A hop and half a skip from Sandringham train station, Baia Di Vino flies the flag for suburban dreaming. Brought to postcode 3191 by the team behind Malvern East’s Riserva, it reprises that successful formula of a dress-up worthy place tuned to a local frequency.

The beach is across the road, allegedly, although it’s impossible to tell in the ink of night, when all eyes turn inwards from the curving picture windows to the big, broad space where sound baffling has been elevated to an art form. Timber beams intersecting the white ceiling inject Old World flavour, while speckled polished concrete floors, tan leather banquettes hugging the perimeter and seating arranged around a jutting white-topped bar add low-fi designer sparkle, taking it from peasant to posh.

The menu from Dino Mohsin is broad-brush Italian neo-classicism. There’s no regional bent here, just a union of dishes that despite their familiarity still make Melbourne go weak at the knees. Sardines, pan-fried to the gold of a Palermo sunset, are topped with a perky caponata studded with pine nuts. Beef tartare goes bold on the soured cream but neutralises it with an equally heavy hand on the cornichons to come up smiling for all but the sternest purists. Fried green olives stuffed with veal are bready but still hold their own as a worthy version of the central Italian snack-tastic classic.

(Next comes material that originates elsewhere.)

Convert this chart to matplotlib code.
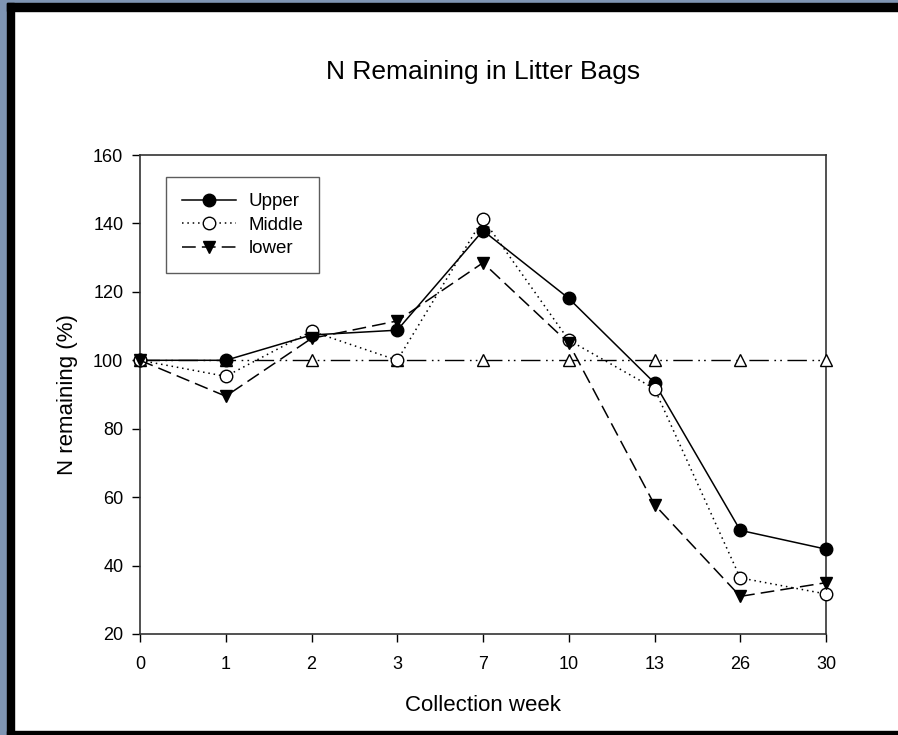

A place that translates as “bay of wine” needs to keep up its vinous end of the bargain, and ex-Rockpool sommelier Vivian Man has a whomping list at his disposal that’s as Aussie-Italian as Vince Colosimo, with special shout-outs to France and a coravin-boosted selection by the glass.

For our money the Italians are where you want to be. A Sicilian grillo with saline grip and restrained fruit does the go-to-whoa with aplomb, making a particularly good match with a flotilla of squid ink agnolotti stuffed with prawn in a buttery bisque-y base with notches of chilli and herbs. There’s a roaring wood fire but no pizza. In its place you’ll get a whole flounder daubed in a white wine sauce, or rolled pork belly, the skin just crackled enough, making BFFs with tiny turnips, their own braised green tops making a worthy root-to-stem statement.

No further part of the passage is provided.